Callaghan later got permission to return to the house in Palmerstown to get back some of his property, but when he was searched, having left the house, he had nothing with him.
Garda Sheehan agreed with Michael Bowman SC, defending, that when officers arrived at the house there was a strong smell of cannabis.
He accepted that it was “a strange scene” in Callaghan’s bedroom, in that although it had been ransacked, the drugs and drug paraphernalia were laid out on top of an overturned mattress.
Garda Sheehan further accepted that Callaghan came from “a very decent background” and no member of his family has even been in trouble.
He also accepted that Callaghan’s father paid off €10,000 to some people who came to his home claiming that his son not only owed them a drug debt but also owed them for the drugs lost during the garda seizure.
Garda Sheehan agreed that Callaghan didn’t have “a lavish lifestyle”.
Mr Bowman said his client’s father, put Callaghan out of the family home, when he realised he was getting into drugs.
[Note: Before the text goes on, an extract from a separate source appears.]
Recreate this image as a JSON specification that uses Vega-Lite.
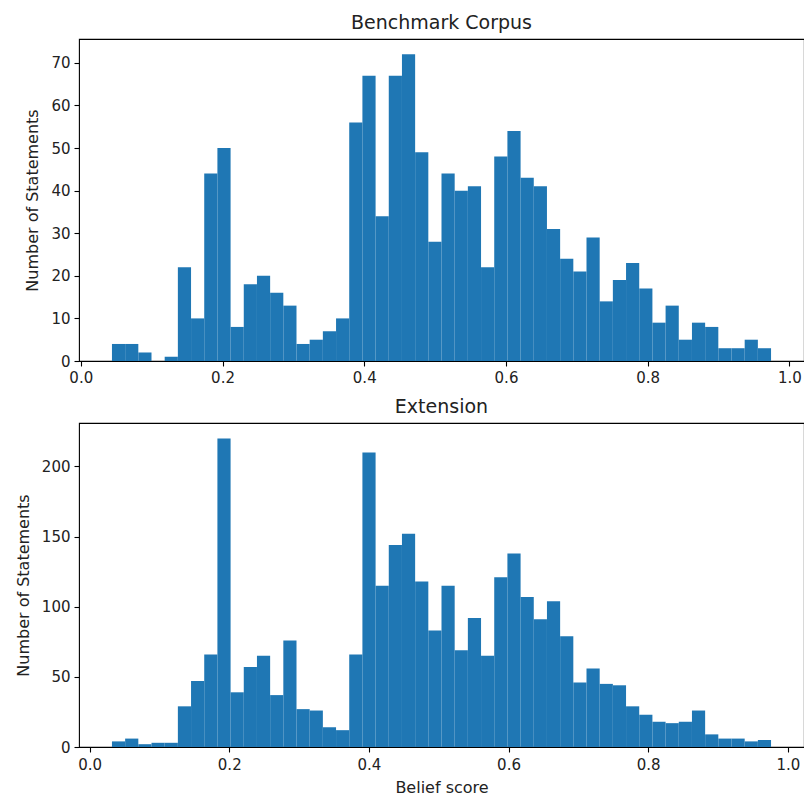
{
  "$schema": "https://vega.github.io/schema/vega-lite/v6.json",
  "padding": {"left": 14, "top": 13, "right": 1, "bottom": 0},
  "spacing": 11,
  "config": {
    "font": "DejaVu Sans",
    "view": {"stroke": "#000", "strokeWidth": 1.1},
    "axis": {
      "domain": false, "grid": false,
      "tickColor": "#000", "tickWidth": 1.1, "tickSize": 5,
      "labelFont": "DejaVu Sans", "labelFontSize": 15, "labelColor": "#222", "labelPadding": 4,
      "titleFont": "DejaVu Sans", "titleFontSize": 16, "titleFontWeight": "normal", "titleColor": "#222"
    },
    "title": {"font": "DejaVu Sans", "fontSize": 19, "fontWeight": "normal", "color": "#222", "anchor": "middle", "offset": 6}
  },
  "datasets": {
    "benchmark": [
      {"lo": 0.044, "hi": 0.0626, "n": 4}, {"lo": 0.0626, "hi": 0.0812, "n": 4}, {"lo": 0.0812, "hi": 0.0998, "n": 2},
      {"lo": 0.0998, "hi": 0.1184, "n": 0}, {"lo": 0.1184, "hi": 0.137, "n": 1}, {"lo": 0.137, "hi": 0.1556, "n": 22},
      {"lo": 0.1556, "hi": 0.1742, "n": 10}, {"lo": 0.1742, "hi": 0.1928, "n": 44}, {"lo": 0.1928, "hi": 0.2114, "n": 50},
      {"lo": 0.2114, "hi": 0.23, "n": 8}, {"lo": 0.23, "hi": 0.2486, "n": 18}, {"lo": 0.2486, "hi": 0.2672, "n": 20},
      {"lo": 0.2672, "hi": 0.2858, "n": 16}, {"lo": 0.2858, "hi": 0.3044, "n": 13}, {"lo": 0.3044, "hi": 0.323, "n": 4},
      {"lo": 0.323, "hi": 0.3416, "n": 5}, {"lo": 0.3416, "hi": 0.3602, "n": 7}, {"lo": 0.3602, "hi": 0.3788, "n": 10},
      {"lo": 0.3788, "hi": 0.3974, "n": 56}, {"lo": 0.3974, "hi": 0.416, "n": 67}, {"lo": 0.416, "hi": 0.4346, "n": 34},
      {"lo": 0.4346, "hi": 0.4532, "n": 67}, {"lo": 0.4532, "hi": 0.4718, "n": 72}, {"lo": 0.4718, "hi": 0.4904, "n": 49},
      {"lo": 0.4904, "hi": 0.509, "n": 28}, {"lo": 0.509, "hi": 0.5276, "n": 44}, {"lo": 0.5276, "hi": 0.5462, "n": 40},
      {"lo": 0.5462, "hi": 0.5648, "n": 41}, {"lo": 0.5648, "hi": 0.5834, "n": 22}, {"lo": 0.5834, "hi": 0.602, "n": 48},
      {"lo": 0.602, "hi": 0.6206, "n": 54}, {"lo": 0.6206, "hi": 0.6392, "n": 43}, {"lo": 0.6392, "hi": 0.6578, "n": 41},
      {"lo": 0.6578, "hi": 0.6764, "n": 31}, {"lo": 0.6764, "hi": 0.695, "n": 24}, {"lo": 0.695, "hi": 0.7136, "n": 21},
      {"lo": 0.7136, "hi": 0.7322, "n": 29}, {"lo": 0.7322, "hi": 0.7508, "n": 14}, {"lo": 0.7508, "hi": 0.7694, "n": 19},
      {"lo": 0.7694, "hi": 0.788, "n": 23}, {"lo": 0.788, "hi": 0.8066, "n": 17}, {"lo": 0.8066, "hi": 0.8252, "n": 9},
      {"lo": 0.8252, "hi": 0.8438, "n": 13}, {"lo": 0.8438, "hi": 0.8624, "n": 5}, {"lo": 0.8624, "hi": 0.881, "n": 9},
      {"lo": 0.881, "hi": 0.8996, "n": 8}, {"lo": 0.8996, "hi": 0.9182, "n": 3}, {"lo": 0.9182, "hi": 0.9368, "n": 3},
      {"lo": 0.9368, "hi": 0.9554, "n": 5}, {"lo": 0.9554, "hi": 0.974, "n": 3}
    ],
    "extension": [
      {"lo": 0.032, "hi": 0.05088, "n": 4}, {"lo": 0.05088, "hi": 0.06976, "n": 6}, {"lo": 0.06976, "hi": 0.08864, "n": 2},
      {"lo": 0.08864, "hi": 0.10752, "n": 3}, {"lo": 0.10752, "hi": 0.1264, "n": 3}, {"lo": 0.1264, "hi": 0.14528, "n": 29},
      {"lo": 0.14528, "hi": 0.16416, "n": 47}, {"lo": 0.16416, "hi": 0.18304, "n": 66}, {"lo": 0.18304, "hi": 0.20192, "n": 220},
      {"lo": 0.20192, "hi": 0.2208, "n": 39}, {"lo": 0.2208, "hi": 0.23968, "n": 57}, {"lo": 0.23968, "hi": 0.25856, "n": 65},
      {"lo": 0.25856, "hi": 0.27744, "n": 37}, {"lo": 0.27744, "hi": 0.29632, "n": 76}, {"lo": 0.29632, "hi": 0.3152, "n": 27},
      {"lo": 0.3152, "hi": 0.33408, "n": 26}, {"lo": 0.33408, "hi": 0.35296, "n": 14}, {"lo": 0.35296, "hi": 0.37184, "n": 12},
      {"lo": 0.37184, "hi": 0.39072, "n": 66}, {"lo": 0.39072, "hi": 0.4096, "n": 210}, {"lo": 0.4096, "hi": 0.42848, "n": 115},
      {"lo": 0.42848, "hi": 0.44736, "n": 144}, {"lo": 0.44736, "hi": 0.46624, "n": 152}, {"lo": 0.46624, "hi": 0.48512, "n": 118},
      {"lo": 0.48512, "hi": 0.504, "n": 83}, {"lo": 0.504, "hi": 0.52288, "n": 115}, {"lo": 0.52288, "hi": 0.54176, "n": 69},
      {"lo": 0.54176, "hi": 0.56064, "n": 92}, {"lo": 0.56064, "hi": 0.57952, "n": 65}, {"lo": 0.57952, "hi": 0.5984, "n": 121},
      {"lo": 0.5984, "hi": 0.61728, "n": 138}, {"lo": 0.61728, "hi": 0.63616, "n": 107}, {"lo": 0.63616, "hi": 0.65504, "n": 91},
      {"lo": 0.65504, "hi": 0.67392, "n": 104}, {"lo": 0.67392, "hi": 0.6928, "n": 79}, {"lo": 0.6928, "hi": 0.71168, "n": 46},
      {"lo": 0.71168, "hi": 0.73056, "n": 56}, {"lo": 0.73056, "hi": 0.74944, "n": 45}, {"lo": 0.74944, "hi": 0.76832, "n": 44},
      {"lo": 0.76832, "hi": 0.7872, "n": 29}, {"lo": 0.7872, "hi": 0.80608, "n": 23}, {"lo": 0.80608, "hi": 0.82496, "n": 18},
      {"lo": 0.82496, "hi": 0.84384, "n": 17}, {"lo": 0.84384, "hi": 0.86272, "n": 18}, {"lo": 0.86272, "hi": 0.8816, "n": 26},
      {"lo": 0.8816, "hi": 0.90048, "n": 9}, {"lo": 0.90048, "hi": 0.91936, "n": 6}, {"lo": 0.91936, "hi": 0.93824, "n": 6},
      {"lo": 0.93824, "hi": 0.95712, "n": 4}, {"lo": 0.95712, "hi": 0.976, "n": 5}
    ]
  },
  "vconcat": [
    {
      "title": {"text": "Benchmark Corpus"},
      "width": 725,
      "height": 322,
      "data": {"name": "benchmark"},
      "mark": {"type": "bar", "color": "#1f77b4", "strokeWidth": 0},
      "encoding": {
        "x": {"field": "lo", "type": "quantitative",
              "scale": {"domain": [-0.0025, 1.0205], "nice": false, "zero": false},
              "axis": {"values": [0, 0.2, 0.4, 0.6, 0.8, 1.0], "format": ".1f", "title": null}},
        "x2": {"field": "hi"},
        "y": {"field": "n", "type": "quantitative",
              "scale": {"domain": [0, 75.6], "nice": false},
              "axis": {"values": [0, 10, 20, 30, 40, 50, 60, 70], "title": "Number of Statements", "titlePadding": 10}},
        "y2": {"datum": 0}
      }
    },
    {
      "title": {"text": "Extension"},
      "width": 725,
      "height": 324,
      "data": {"name": "extension"},
      "mark": {"type": "bar", "color": "#1f77b4", "strokeWidth": 0},
      "encoding": {
        "x": {"field": "lo", "type": "quantitative",
              "scale": {"domain": [-0.0152, 1.0232], "nice": false, "zero": false},
              "axis": {"values": [0, 0.2, 0.4, 0.6, 0.8, 1.0], "format": ".1f", "title": "Belief score", "titlePadding": 7, "labelPadding": 5}},
        "x2": {"field": "hi"},
        "y": {"field": "n", "type": "quantitative",
              "scale": {"domain": [0, 231], "nice": false},
              "axis": {"values": [0, 50, 100, 150, 200], "title": "Number of Statements", "titlePadding": 10}},
        "y2": {"datum": 0}
      }
    }
  ]
}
Counsel said the father now believes that this was a big mistake because he had effectively put his son in the hands of these people.
Mr Bowman told Judge Karen O’Connor that his client found himself in debt and agreed to hold this bag of drugs.
He said there was nothing to forensically link him to the drugs or anything in the bag.
Judge O’Connor said the text messages on the phone suggests that Callaghan was doing more than holding a bag.
Counsel said that his client never touched the bag and the phones seized by gardai had been in that bag.
He said it was his instruction that Callaghan was “not responsible” for the text message.
“He had a drug difficulty that sucked him into this,” Mr Bowman said before he asked for an adjournment to allow his client to be further assessed by The Probation Service.
Judge O’Connor remanded Callaghan on continuing bail and adjourned sentencing to October 8 next.
She ordered an updated probation report for that date.